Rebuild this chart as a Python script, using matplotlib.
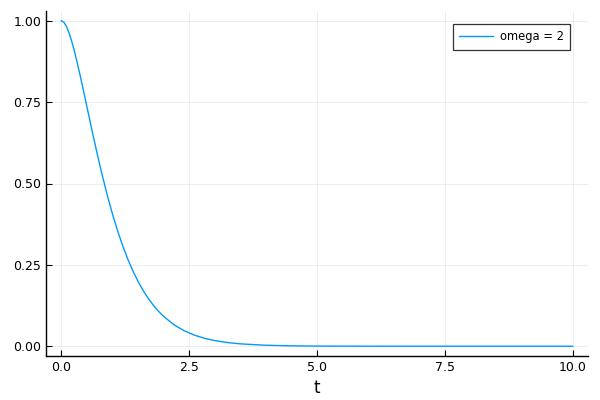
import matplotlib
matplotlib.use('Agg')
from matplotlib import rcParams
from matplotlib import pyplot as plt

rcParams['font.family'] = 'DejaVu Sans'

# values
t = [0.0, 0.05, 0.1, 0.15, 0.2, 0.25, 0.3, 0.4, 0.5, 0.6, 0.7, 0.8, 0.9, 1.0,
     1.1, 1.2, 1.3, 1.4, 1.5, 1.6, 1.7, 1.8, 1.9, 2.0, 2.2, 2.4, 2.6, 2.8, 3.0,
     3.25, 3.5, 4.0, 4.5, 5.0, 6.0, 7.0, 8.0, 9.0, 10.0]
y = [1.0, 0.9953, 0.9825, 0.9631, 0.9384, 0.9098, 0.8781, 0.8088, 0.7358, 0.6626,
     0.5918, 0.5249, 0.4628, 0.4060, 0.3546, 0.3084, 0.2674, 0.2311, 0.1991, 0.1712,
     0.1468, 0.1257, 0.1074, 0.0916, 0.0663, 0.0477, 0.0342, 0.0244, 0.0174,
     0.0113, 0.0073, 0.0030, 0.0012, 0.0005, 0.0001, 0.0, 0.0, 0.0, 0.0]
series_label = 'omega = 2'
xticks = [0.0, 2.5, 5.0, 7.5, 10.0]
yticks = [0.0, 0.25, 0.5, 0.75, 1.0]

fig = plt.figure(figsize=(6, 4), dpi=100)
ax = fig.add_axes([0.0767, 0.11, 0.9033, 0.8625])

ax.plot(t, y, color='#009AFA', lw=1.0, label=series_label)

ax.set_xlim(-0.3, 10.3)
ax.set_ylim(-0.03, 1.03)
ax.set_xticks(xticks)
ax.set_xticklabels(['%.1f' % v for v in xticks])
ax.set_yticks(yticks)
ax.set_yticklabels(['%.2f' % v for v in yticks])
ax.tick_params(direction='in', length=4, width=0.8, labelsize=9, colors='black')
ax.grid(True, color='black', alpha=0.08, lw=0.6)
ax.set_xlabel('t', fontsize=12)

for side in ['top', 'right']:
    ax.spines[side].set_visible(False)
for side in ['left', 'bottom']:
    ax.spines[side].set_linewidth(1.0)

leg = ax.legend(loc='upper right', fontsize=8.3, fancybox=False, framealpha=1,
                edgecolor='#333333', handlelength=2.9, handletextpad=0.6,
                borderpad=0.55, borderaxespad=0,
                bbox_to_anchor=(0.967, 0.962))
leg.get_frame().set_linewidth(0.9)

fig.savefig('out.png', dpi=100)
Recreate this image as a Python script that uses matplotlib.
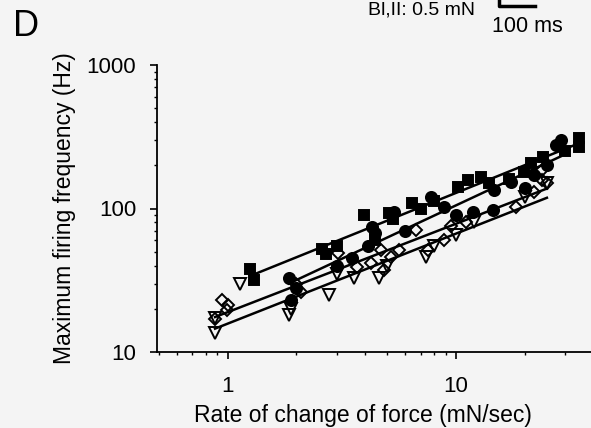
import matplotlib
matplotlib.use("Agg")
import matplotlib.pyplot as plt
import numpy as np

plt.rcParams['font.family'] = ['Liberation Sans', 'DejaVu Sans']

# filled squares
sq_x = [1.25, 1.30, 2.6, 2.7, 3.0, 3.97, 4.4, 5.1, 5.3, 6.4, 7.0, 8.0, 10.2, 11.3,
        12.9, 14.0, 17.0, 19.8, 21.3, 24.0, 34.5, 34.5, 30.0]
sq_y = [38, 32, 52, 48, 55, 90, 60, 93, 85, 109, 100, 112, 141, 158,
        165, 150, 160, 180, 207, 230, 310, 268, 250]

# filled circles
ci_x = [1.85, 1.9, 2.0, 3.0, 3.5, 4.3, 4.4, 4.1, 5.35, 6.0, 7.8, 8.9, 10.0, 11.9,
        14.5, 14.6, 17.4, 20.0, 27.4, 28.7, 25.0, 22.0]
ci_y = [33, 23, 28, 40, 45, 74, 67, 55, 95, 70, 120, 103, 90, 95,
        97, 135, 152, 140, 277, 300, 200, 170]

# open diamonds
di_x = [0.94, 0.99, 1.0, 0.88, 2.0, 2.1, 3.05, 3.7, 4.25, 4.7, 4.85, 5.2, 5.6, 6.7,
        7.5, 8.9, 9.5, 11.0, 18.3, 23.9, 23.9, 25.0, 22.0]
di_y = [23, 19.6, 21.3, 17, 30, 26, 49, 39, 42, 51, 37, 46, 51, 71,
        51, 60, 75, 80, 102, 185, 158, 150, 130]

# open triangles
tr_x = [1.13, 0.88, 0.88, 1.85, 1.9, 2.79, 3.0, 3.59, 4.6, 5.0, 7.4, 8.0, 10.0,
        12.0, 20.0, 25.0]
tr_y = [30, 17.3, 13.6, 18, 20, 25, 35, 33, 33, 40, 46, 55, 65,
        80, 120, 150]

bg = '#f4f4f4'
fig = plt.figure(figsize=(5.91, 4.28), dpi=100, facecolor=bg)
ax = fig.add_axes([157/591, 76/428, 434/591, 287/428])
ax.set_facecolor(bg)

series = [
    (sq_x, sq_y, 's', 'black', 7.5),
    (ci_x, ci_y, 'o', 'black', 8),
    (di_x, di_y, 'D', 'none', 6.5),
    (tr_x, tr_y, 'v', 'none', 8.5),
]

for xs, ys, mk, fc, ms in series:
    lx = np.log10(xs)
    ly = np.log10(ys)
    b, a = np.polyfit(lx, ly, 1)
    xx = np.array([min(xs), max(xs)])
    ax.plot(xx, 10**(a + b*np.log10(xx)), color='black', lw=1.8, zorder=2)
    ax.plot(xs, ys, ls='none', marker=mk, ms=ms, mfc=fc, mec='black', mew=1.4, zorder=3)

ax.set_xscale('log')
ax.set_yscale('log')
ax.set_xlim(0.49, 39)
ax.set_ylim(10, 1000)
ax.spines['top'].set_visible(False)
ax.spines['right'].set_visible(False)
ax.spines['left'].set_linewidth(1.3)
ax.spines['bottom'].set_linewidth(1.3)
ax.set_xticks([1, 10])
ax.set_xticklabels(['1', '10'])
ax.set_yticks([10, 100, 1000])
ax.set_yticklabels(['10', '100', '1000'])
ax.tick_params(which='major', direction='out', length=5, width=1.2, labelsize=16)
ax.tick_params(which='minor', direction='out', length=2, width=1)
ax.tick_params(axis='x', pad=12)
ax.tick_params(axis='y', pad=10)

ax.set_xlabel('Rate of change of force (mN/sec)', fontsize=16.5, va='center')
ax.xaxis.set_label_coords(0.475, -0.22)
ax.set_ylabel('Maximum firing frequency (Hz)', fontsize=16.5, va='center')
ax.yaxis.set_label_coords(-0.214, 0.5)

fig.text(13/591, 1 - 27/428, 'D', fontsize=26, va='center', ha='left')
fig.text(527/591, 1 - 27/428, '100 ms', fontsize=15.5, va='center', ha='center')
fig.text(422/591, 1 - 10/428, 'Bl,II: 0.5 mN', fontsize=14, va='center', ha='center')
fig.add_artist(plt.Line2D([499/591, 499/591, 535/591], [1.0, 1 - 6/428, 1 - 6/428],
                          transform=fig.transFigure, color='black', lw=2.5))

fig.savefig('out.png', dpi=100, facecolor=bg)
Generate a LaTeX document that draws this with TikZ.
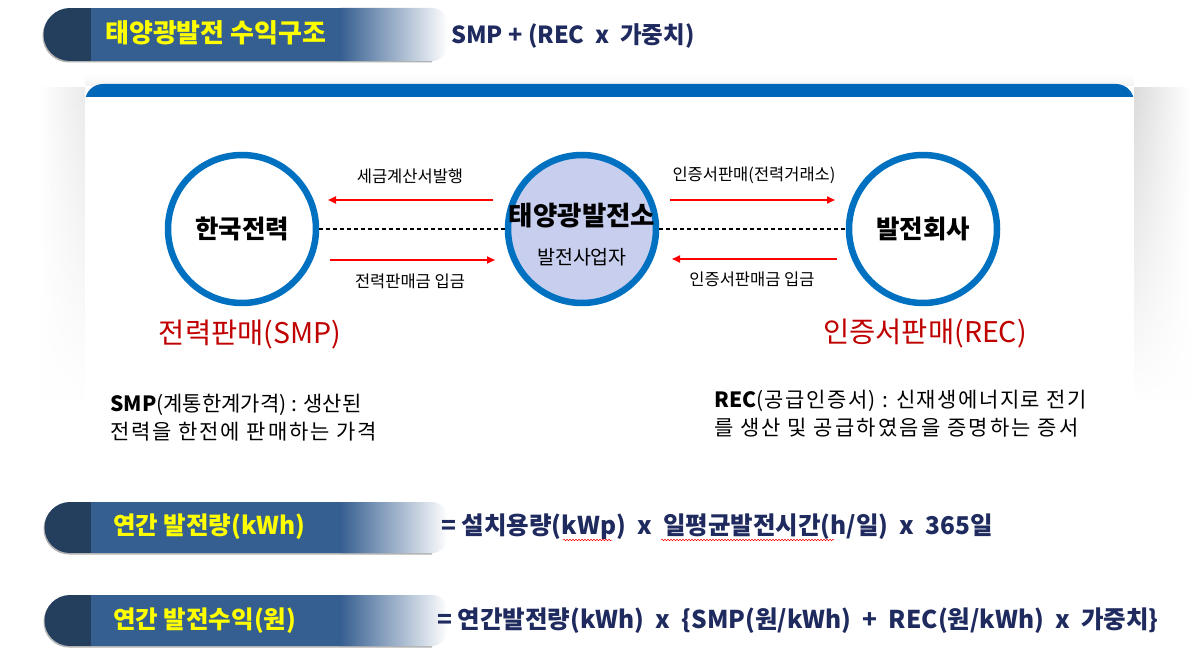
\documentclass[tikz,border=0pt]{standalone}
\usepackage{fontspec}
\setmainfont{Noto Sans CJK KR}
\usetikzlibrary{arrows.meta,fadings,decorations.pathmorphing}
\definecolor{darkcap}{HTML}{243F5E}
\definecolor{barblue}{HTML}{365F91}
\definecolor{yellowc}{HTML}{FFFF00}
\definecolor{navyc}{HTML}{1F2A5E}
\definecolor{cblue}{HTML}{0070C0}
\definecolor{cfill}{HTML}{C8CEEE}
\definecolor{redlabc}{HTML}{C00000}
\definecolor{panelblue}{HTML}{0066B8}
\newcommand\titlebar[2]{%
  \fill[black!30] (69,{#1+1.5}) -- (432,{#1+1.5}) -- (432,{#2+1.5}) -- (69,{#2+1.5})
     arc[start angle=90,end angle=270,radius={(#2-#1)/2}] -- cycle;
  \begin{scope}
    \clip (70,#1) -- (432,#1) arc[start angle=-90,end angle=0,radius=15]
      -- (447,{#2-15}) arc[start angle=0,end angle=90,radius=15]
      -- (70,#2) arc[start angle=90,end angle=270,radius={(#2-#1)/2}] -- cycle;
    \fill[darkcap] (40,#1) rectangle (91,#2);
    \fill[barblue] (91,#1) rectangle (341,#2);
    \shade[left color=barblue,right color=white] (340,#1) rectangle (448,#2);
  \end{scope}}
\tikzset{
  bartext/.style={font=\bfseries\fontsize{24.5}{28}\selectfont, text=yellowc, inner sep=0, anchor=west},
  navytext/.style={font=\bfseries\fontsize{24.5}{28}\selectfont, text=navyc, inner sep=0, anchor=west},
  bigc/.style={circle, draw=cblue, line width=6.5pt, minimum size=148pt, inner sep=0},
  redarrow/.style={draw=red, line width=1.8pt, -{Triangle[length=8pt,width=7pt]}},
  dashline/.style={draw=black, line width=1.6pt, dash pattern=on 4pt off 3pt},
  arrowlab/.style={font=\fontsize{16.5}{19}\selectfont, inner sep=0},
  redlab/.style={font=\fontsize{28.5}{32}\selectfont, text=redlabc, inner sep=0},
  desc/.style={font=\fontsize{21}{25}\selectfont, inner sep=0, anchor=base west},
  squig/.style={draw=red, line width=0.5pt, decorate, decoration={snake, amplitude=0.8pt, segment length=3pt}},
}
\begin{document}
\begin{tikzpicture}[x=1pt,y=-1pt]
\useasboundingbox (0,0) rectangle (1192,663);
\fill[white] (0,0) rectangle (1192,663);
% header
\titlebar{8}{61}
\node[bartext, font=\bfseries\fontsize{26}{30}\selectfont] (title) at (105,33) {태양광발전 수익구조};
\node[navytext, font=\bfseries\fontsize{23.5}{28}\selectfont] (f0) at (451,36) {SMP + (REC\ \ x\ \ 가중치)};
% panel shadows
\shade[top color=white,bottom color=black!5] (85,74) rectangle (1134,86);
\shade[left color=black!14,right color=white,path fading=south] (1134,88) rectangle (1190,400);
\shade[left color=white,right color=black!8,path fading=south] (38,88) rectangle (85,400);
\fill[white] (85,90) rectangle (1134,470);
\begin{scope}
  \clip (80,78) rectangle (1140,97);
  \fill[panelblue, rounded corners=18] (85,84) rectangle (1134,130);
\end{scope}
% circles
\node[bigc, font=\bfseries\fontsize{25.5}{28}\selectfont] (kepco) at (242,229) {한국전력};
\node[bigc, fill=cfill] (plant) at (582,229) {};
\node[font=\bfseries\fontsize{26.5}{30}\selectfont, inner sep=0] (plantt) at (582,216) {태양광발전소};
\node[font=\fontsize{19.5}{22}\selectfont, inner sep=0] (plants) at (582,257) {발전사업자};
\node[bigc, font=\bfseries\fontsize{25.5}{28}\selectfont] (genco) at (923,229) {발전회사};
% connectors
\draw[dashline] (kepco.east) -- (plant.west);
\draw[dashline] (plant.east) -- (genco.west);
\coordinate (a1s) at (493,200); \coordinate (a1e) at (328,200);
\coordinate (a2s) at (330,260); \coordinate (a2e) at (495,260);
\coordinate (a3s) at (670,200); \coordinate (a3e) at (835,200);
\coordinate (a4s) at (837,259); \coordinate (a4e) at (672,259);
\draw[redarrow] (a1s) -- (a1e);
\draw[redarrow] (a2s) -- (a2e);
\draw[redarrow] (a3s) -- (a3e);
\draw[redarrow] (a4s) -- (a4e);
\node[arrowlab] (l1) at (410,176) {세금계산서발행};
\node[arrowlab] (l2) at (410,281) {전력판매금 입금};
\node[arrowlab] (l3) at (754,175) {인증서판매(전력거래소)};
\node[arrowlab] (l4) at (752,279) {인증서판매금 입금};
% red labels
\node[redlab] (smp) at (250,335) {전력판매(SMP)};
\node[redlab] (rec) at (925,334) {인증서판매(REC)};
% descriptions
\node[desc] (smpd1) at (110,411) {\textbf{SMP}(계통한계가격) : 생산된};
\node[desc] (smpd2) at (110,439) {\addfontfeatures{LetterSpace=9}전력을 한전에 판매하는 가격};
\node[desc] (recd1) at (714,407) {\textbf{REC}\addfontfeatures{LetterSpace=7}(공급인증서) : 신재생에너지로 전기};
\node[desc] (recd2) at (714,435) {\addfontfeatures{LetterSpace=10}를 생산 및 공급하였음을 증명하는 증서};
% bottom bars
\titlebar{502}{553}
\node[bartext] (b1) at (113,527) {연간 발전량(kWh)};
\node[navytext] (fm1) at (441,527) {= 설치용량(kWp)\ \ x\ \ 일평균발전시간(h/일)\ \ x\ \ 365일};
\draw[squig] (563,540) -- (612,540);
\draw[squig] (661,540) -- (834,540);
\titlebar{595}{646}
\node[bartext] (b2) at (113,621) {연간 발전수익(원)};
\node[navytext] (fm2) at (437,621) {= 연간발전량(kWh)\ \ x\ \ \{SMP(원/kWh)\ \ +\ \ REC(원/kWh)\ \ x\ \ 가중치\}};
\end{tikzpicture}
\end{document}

******

Identify each line holding the string "that", and copy it out.

Recreate this image as a Python script that uses matplotlib.
Generate a LaTeX document that draws this with TikZ.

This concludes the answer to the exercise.